Friday, March 14, 2025

Set-Ups for Pay-Offs in Severance's "The After Hours"

 Serialized storytelling sometimes requires an episode that is less about resolving things than preparing for a resolution. This can mean resolving side-storylines before the main ones can be addressed, but it can also mean throwing in the new elements before we can get to that proper conclusion.

These sorts of episodes often don't get a lot of love, but to an extent, they're really the meat of storytelling. Climaxes and finales are always important, and they're kind of the make-or-break of a story, but they can only exist if we've been taken along with these kinds of episodes.

So, what happens here?

Well, we can sort of go character-by-character.

Dylan's wife, Gretchen, confesses to his outie, her husband, that she kissed his innie. Dylan clearly holds the view that he and his innie are completely separate people, and considers this a betrayal, threatening to quit the job just to end Innie Dylan's existence unless Gretchen agrees to stop seeing him. It's utterly heartbreaking for Innie Dylan, who has only, through these visits with Gretchen, begun to understand the potential of what life has to offer. Desperately proposing to the woman he's already technically married to, he must face her rejection, and decides, in an act tantamount to suicide, to request a resignation. Granted, his outie must approve such a request, but Dylan decides that, having glimpsed the other side, the personalized erasers and finger-traps are just not enough to motivate his existence anymore.

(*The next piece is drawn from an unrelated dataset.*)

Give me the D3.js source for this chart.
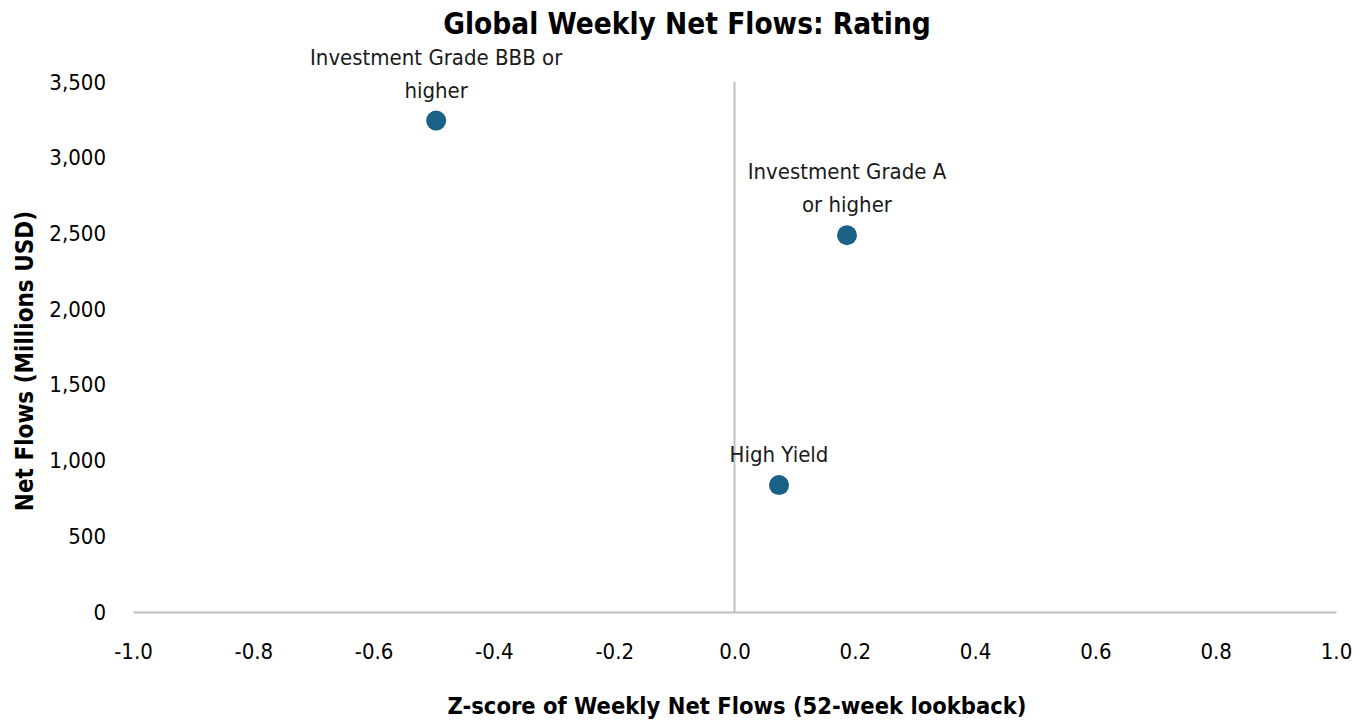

Irving comes home to discover, rather disturbingly, that Burt is there, waiting for him. Burt insists that he and Irv go for a ride, and on this ride, he explains that he didn't ever hurt anyone working for Lumon, but he drove people places and pointedly didn't ask what was done to them when they got there. His choice to undergo severance was, it seems, an opportunity to escape that guilt. Unwilling to harm Irving, he instead buys him a train ticket to the end of the line, and tells Irving (who has his dog Radar with him) to get off at a random stop so that Burt won't know where he is. Even in their brief time together, the outies share a moment of potential tenderness that their innies knew, but it's just not right. Star-crossed lovers part, and Irving heads off into the sunset.

Now, it's a very strange thing, because Milchick is, in most scenarios, a villain on this show (we see him unceremoniously transferring Ms. Huang to fucking Svalbard as a premature completion of her fellowship,) but in a confrontation with Drummond, who is on his ass because Mark hasn't been coming into work, Milchick stands up to him, suggesting to his superior that, as he is the manager of the severed floor, Mark's absence is not his responsibility, and furthermore, that he can use all the fancy words he wants, suggesting that Drummond "devour feculence," (i.e., Eat Shit). Milchick might not actually be a good guy, but seeing him stand up to the dehumanizing Lumon enforcer was profoundly cathartic and satisfying. (Especially as someone who also enjoys playing with unconventional vocabulary choices.)

We get a brief scene with Helena as she prepares to go to work, eating a hard-boiled egg on the most bizarre decorative plate (I know that eating eggs is not in any way unusual, but as someone who finds them disgusting unless fully mixed into some kind of dough or batter, this scene added a certain visceral disgust for me, especially when her father, Jame, suggests that he would prefer she eat them raw... which is so, so much nastier, and just the idea of a father caring that much about how his adult daughter eats her breakfast is... look, there's never been anything about Jame Eagan that hasn't skeeved me the fuck out). Even as Helena manages to disappoint her father just by eating her eggs cooked, Helly, now aware of her status on the outside, tries to leverage it with Milchick. Ultimately, while Dylan has faltered in his mission to follow Irving instructions to find the Export Corridor, Helly has taken it up, but as she attempts to memorize the directions so that if she's caught, she won't be holding onto them, Jame shows up on the severed floor.

Finally, Mark and Devon meet with Cobel, and while Mark hesitates, he ultimately agrees to follow Cobel's instructions. While he initially tries to call in sick, he ultimately tells Milchick instead that he's just taking a personal day, presenting to his boss the notion that "work is just work," which is kind of a glorious counter to the entire Lumon vibe. Cobel tells him it's crucial that they rescue Gemma before Cold Harbor is completed, at which point she will effectively be dead. What it actually is remains a big question mark. Cobel sneaks Mark into the Birthing Lodges in the back of her truck, claiming Devon is one of "Jame's," and thus is off-the-books (guess Helena might have a bunch of half-siblings running around). Innie Mark wakes up inside one of the cabins, and the work begins.

I don't know what this means in the long-run. Irving's story could just be over, and Dylan is at least moving toward the exit. I hope they aren't leaving the show, though - the MDR Crew is this show's central "found family," after all. But we've got some big balls up in the air, building toward what I hope will be some serious meeting of both Marks.

It's sad to think that we've only got one more episode this season. I'm hoping that we'll get another season, and hopefully one that we don't have to wait quite as long for. But we've got that finale to come, which is sure to have some big reveals, but also probably a lot of big questions raised.